◆ **GIVEN TASK**: With the images removed, repeat the data below exactly.

★ ★ ★ ★

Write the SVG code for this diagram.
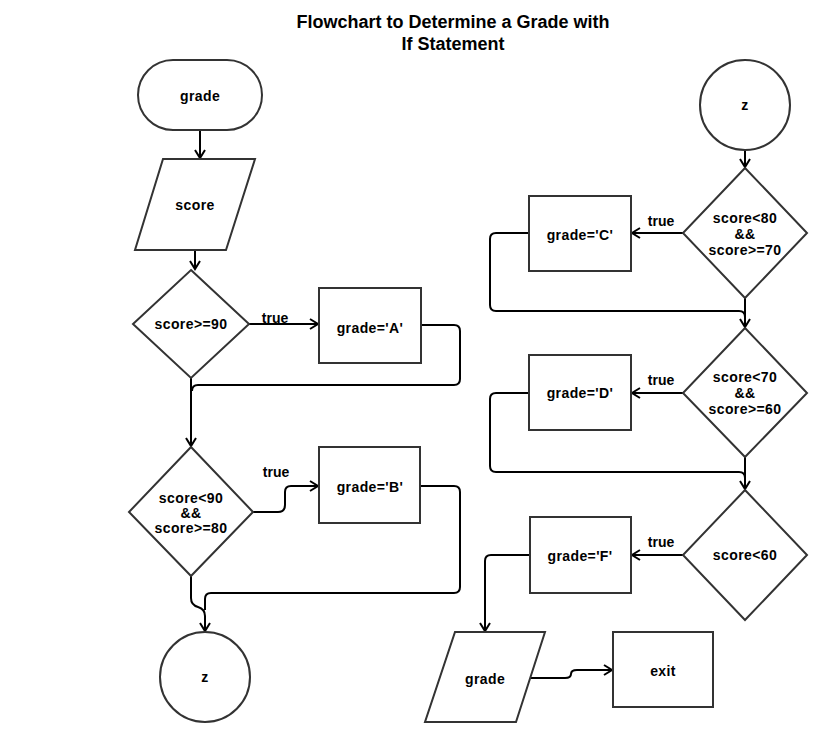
<svg xmlns="http://www.w3.org/2000/svg" width="826" height="742" viewBox="0 0 826 742">
<style>
.s{fill:#fff;stroke:#333;stroke-width:2}
.c{fill:none;stroke:#000;stroke-width:2}
text{font-family:"Liberation Sans",Arial,sans-serif;font-weight:bold;fill:#000;text-anchor:middle}
.t{font-size:14px;letter-spacing:0.4px}
.l{font-size:14px}
.ti{font-size:18px}
</style>
<defs>
<marker id="a" markerUnits="userSpaceOnUse" markerWidth="20" markerHeight="20" refX="0" refY="0" viewBox="-10 -10 20 20" orient="auto" overflow="visible">
<path d="M-8,-5 L0,0 L-8,5" fill="none" stroke="#000" stroke-width="2"/>
</marker>
</defs>
<rect width="826" height="742" fill="#fff"/>
<text class="ti" x="453" y="28">Flowchart to Determine a Grade with</text>
<text class="ti" x="453" y="50">If Statement</text>

<g id="connectors">
<path class="c" d="M200,130 L200,158" marker-end="url(#a)"/>
<path class="c" d="M195,250 L195,269" marker-end="url(#a)"/>
<path class="c" d="M249,324 L318,324" marker-end="url(#a)"/>
<path class="c" d="M421,325 L454,325 Q460,325 460,331 L460,379 Q460,385 454,385 L198,385 Q192,385 192,391"/>
<path class="c" d="M191,378 L191,446" marker-end="url(#a)"/>
<path class="c" d="M253,512 L278,512 Q285,512 285,505 L285,492 Q285,486 291,486 L318,486" marker-end="url(#a)"/>
<path class="c" d="M420,486 L454,486 Q460,486 460,492 L460,587 Q460,593 454,593 L211,593 Q205,593 205,599 L205,610"/>
<path class="c" d="M191,576 L191,598 Q191,605 198,607 Q205,609 205,616 L205,631" marker-end="url(#a)"/>
<path class="c" d="M745,150 L745,167" marker-end="url(#a)"/>
<path class="c" d="M683,233 L632,233" marker-end="url(#a)"/>
<path class="c" d="M529,233 L496,233 Q490,233 490,239 L490,305 Q490,311 496,311 L739,311 Q745,311 745,317"/>
<path class="c" d="M745,298 L745,327" marker-end="url(#a)"/>
<path class="c" d="M683,393 L632,393" marker-end="url(#a)"/>
<path class="c" d="M529,393 L496,393 Q490,393 490,399 L490,466 Q490,472 496,472 L739,472 Q745,472 745,478"/>
<path class="c" d="M745,457 L745,489" marker-end="url(#a)"/>
<path class="c" d="M683,555 L632,555" marker-end="url(#a)"/>
<path class="c" d="M530,555 L491,555 Q485,555 485,561 L485,631" marker-end="url(#a)"/>
<path class="c" d="M531,678 L565,678 Q571,678 571,674 Q571,670 577,670 L612,670" marker-end="url(#a)"/>
<text class="l" x="275" y="323">true</text>
<text class="l" x="276" y="477">true</text>
<text class="l" x="661" y="226">true</text>
<text class="l" x="661" y="385">true</text>
<text class="l" x="661" y="547">true</text>
</g>

<g id="start"><rect class="s" x="138" y="60" width="124" height="70" rx="35"/><text class="t" x="200" y="101">grade</text></g>
<g id="input-score"><polygon class="s" points="163,159 255,159 226,250 135,250"/><text class="t" x="195" y="210">score</text></g>
<g id="dec-a"><polygon class="s" points="191,270 249,324 191,378 133,324"/><text class="t" x="191" y="329">score&gt;=90</text></g>
<g id="grade-a"><rect class="s" x="319" y="288" width="102" height="75"/><text class="t" x="370" y="333">grade='A'</text></g>
<g id="dec-b"><polygon class="s" points="191,447 253,512 191,576 129,512"/><text class="t" x="191" y="503">score&lt;90</text><text class="t" x="191" y="518">&amp;&amp;</text><text class="t" x="191" y="533">score&gt;=80</text></g>
<g id="grade-b"><rect class="s" x="319" y="447" width="101" height="76"/><text class="t" x="370" y="492">grade='B'</text></g>
<g id="z1"><circle class="s" cx="205" cy="677" r="45"/><text class="t" x="205" y="682">z</text></g>

<g id="z2"><circle class="s" cx="745" cy="105" r="45"/><text class="t" x="745" y="110">z</text></g>
<g id="dec-c"><polygon class="s" points="745,168 807,233 745,298 683,233"/><text class="t" x="745" y="223">score&lt;80</text><text class="t" x="745" y="239">&amp;&amp;</text><text class="t" x="745" y="255">score&gt;=70</text></g>
<g id="grade-c"><rect class="s" x="529" y="196" width="102" height="75"/><text class="t" x="580" y="240">grade='C'</text></g>
<g id="dec-d"><polygon class="s" points="745,328 807,393 745,457 683,393"/><text class="t" x="745" y="382">score&lt;70</text><text class="t" x="745" y="398">&amp;&amp;</text><text class="t" x="745" y="414">score&gt;=60</text></g>
<g id="grade-d"><rect class="s" x="529" y="355" width="102" height="75"/><text class="t" x="580" y="398">grade='D'</text></g>
<g id="dec-f"><polygon class="s" points="745,490 807,555 745,620 683,555"/><text class="t" x="745" y="560">score&lt;60</text></g>
<g id="grade-f"><rect class="s" x="530" y="517" width="101" height="76"/><text class="t" x="580" y="561">grade='F'</text></g>
<g id="output-grade"><polygon class="s" points="455,632 545,632 516,722 425,722"/><text class="t" x="485" y="684">grade</text></g>
<g id="exit"><rect class="s" x="613" y="632" width="100" height="75"/><text class="t" x="663" y="676">exit</text></g>
</svg>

★ ★ ★ ★

◆ **COMPLETED TASK**:
Write the SVG code for this diagram.
<svg xmlns="http://www.w3.org/2000/svg" width="826" height="742" viewBox="0 0 826 742">
<style>
.s{fill:#fff;stroke:#333;stroke-width:2}
.c{fill:none;stroke:#000;stroke-width:2}
text{font-family:"Liberation Sans",Arial,sans-serif;font-weight:bold;fill:#000;text-anchor:middle}
.t{font-size:14px;letter-spacing:0.4px}
.l{font-size:14px}
.ti{font-size:18px}
</style>
<defs>
<marker id="a" markerUnits="userSpaceOnUse" markerWidth="20" markerHeight="20" refX="0" refY="0" viewBox="-10 -10 20 20" orient="auto" overflow="visible">
<path d="M-8,-5 L0,0 L-8,5" fill="none" stroke="#000" stroke-width="2"/>
</marker>
</defs>
<rect width="826" height="742" fill="#fff"/>
<text class="ti" x="453" y="28">Flowchart to Determine a Grade with</text>
<text class="ti" x="453" y="50">If Statement</text>

<g id="connectors">
<path class="c" d="M200,130 L200,158" marker-end="url(#a)"/>
<path class="c" d="M195,250 L195,269" marker-end="url(#a)"/>
<path class="c" d="M249,324 L318,324" marker-end="url(#a)"/>
<path class="c" d="M421,325 L454,325 Q460,325 460,331 L460,379 Q460,385 454,385 L198,385 Q192,385 192,391"/>
<path class="c" d="M191,378 L191,446" marker-end="url(#a)"/>
<path class="c" d="M253,512 L278,512 Q285,512 285,505 L285,492 Q285,486 291,486 L318,486" marker-end="url(#a)"/>
<path class="c" d="M420,486 L454,486 Q460,486 460,492 L460,587 Q460,593 454,593 L211,593 Q205,593 205,599 L205,610"/>
<path class="c" d="M191,576 L191,598 Q191,605 198,607 Q205,609 205,616 L205,631" marker-end="url(#a)"/>
<path class="c" d="M745,150 L745,167" marker-end="url(#a)"/>
<path class="c" d="M683,233 L632,233" marker-end="url(#a)"/>
<path class="c" d="M529,233 L496,233 Q490,233 490,239 L490,305 Q490,311 496,311 L739,311 Q745,311 745,317"/>
<path class="c" d="M745,298 L745,327" marker-end="url(#a)"/>
<path class="c" d="M683,393 L632,393" marker-end="url(#a)"/>
<path class="c" d="M529,393 L496,393 Q490,393 490,399 L490,466 Q490,472 496,472 L739,472 Q745,472 745,478"/>
<path class="c" d="M745,457 L745,489" marker-end="url(#a)"/>
<path class="c" d="M683,555 L632,555" marker-end="url(#a)"/>
<path class="c" d="M530,555 L491,555 Q485,555 485,561 L485,631" marker-end="url(#a)"/>
<path class="c" d="M531,678 L565,678 Q571,678 571,674 Q571,670 577,670 L612,670" marker-end="url(#a)"/>
<text class="l" x="275" y="323">true</text>
<text class="l" x="276" y="477">true</text>
<text class="l" x="661" y="226">true</text>
<text class="l" x="661" y="385">true</text>
<text class="l" x="661" y="547">true</text>
</g>

<g id="start"><rect class="s" x="138" y="60" width="124" height="70" rx="35"/><text class="t" x="200" y="101">grade</text></g>
<g id="input-score"><polygon class="s" points="163,159 255,159 226,250 135,250"/><text class="t" x="195" y="210">score</text></g>
<g id="dec-a"><polygon class="s" points="191,270 249,324 191,378 133,324"/><text class="t" x="191" y="329">score&gt;=90</text></g>
<g id="grade-a"><rect class="s" x="319" y="288" width="102" height="75"/><text class="t" x="370" y="333">grade='A'</text></g>
<g id="dec-b"><polygon class="s" points="191,447 253,512 191,576 129,512"/><text class="t" x="191" y="503">score&lt;90</text><text class="t" x="191" y="518">&amp;&amp;</text><text class="t" x="191" y="533">score&gt;=80</text></g>
<g id="grade-b"><rect class="s" x="319" y="447" width="101" height="76"/><text class="t" x="370" y="492">grade='B'</text></g>
<g id="z1"><circle class="s" cx="205" cy="677" r="45"/><text class="t" x="205" y="682">z</text></g>

<g id="z2"><circle class="s" cx="745" cy="105" r="45"/><text class="t" x="745" y="110">z</text></g>
<g id="dec-c"><polygon class="s" points="745,168 807,233 745,298 683,233"/><text class="t" x="745" y="223">score&lt;80</text><text class="t" x="745" y="239">&amp;&amp;</text><text class="t" x="745" y="255">score&gt;=70</text></g>
<g id="grade-c"><rect class="s" x="529" y="196" width="102" height="75"/><text class="t" x="580" y="240">grade='C'</text></g>
<g id="dec-d"><polygon class="s" points="745,328 807,393 745,457 683,393"/><text class="t" x="745" y="382">score&lt;70</text><text class="t" x="745" y="398">&amp;&amp;</text><text class="t" x="745" y="414">score&gt;=60</text></g>
<g id="grade-d"><rect class="s" x="529" y="355" width="102" height="75"/><text class="t" x="580" y="398">grade='D'</text></g>
<g id="dec-f"><polygon class="s" points="745,490 807,555 745,620 683,555"/><text class="t" x="745" y="560">score&lt;60</text></g>
<g id="grade-f"><rect class="s" x="530" y="517" width="101" height="76"/><text class="t" x="580" y="561">grade='F'</text></g>
<g id="output-grade"><polygon class="s" points="455,632 545,632 516,722 425,722"/><text class="t" x="485" y="684">grade</text></g>
<g id="exit"><rect class="s" x="613" y="632" width="100" height="75"/><text class="t" x="663" y="676">exit</text></g>
</svg>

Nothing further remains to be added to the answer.